Gary Jones, 62, is the 12th person to be charged amid a federal corruption probe into the UAW - one of the country’s largest labor unions - that’s been going on for years.

He is accused of using the union funds to buy himself lavish dinners, expensive hotels, villas, and golf trips, as well as luxury cigars, liquor and other merchandise. 

He resigned from the organization in November, after taking a leave of absence nearly three weeks earlier. 

The probe has raised the spectre of federal intervention and possibly even a take-over of the UAW. During a press conference Thursday, US Attorney Max Shneider confirmed that it was something that was being considered.   

"This isn't a situation where we're looking the other way," he said. "People at the top aren't getting away with it anymore. If it worked for the Teamsters, maybe that's something we need to look at here."

 Shneider was referencing the 1989 government seizure of the Teamsters Union to settle racketeering and corruption charges brought by then US Attorney Rudy Giulliani. 

 “This is a violation of trust, a violation of the sacred management of union dues, and goes against everything we believe in as a Union,” the UAW said in a statement released on Thursday. 
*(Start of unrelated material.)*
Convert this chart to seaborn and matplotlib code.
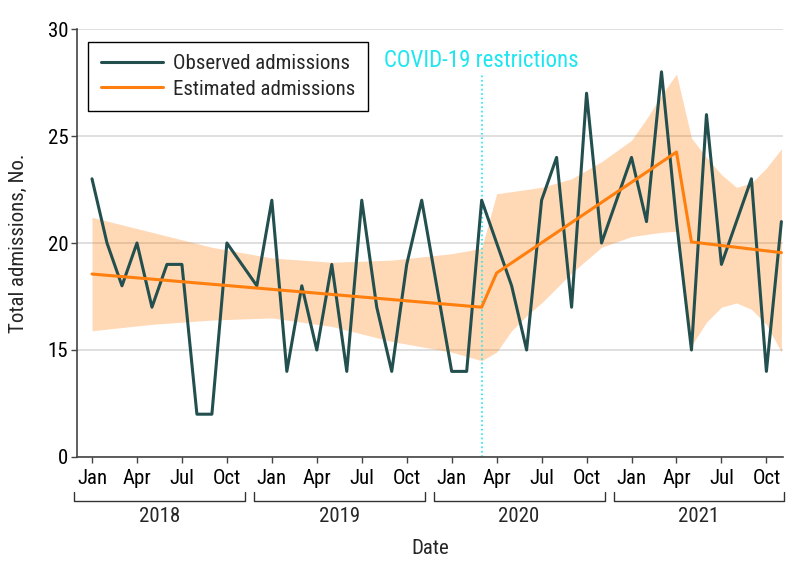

It also maintained that threats of a takeover were overblown and attacked the reporting of the Detroit News which has been covering the story, calling it “unsubstantiated innuendo.”

“Should federal control of the UAW become a reality, the stain would prove indelible,” Daniel Howes, business editor of the Detroit News, wrote in a column.

“It would be humiliating for the UAW and its reputation as a “clean union”; would gut credibility with members whose dues fueled poolside villas and booze, cigars and rounds of golf played far from icy Detroit,” he wrote.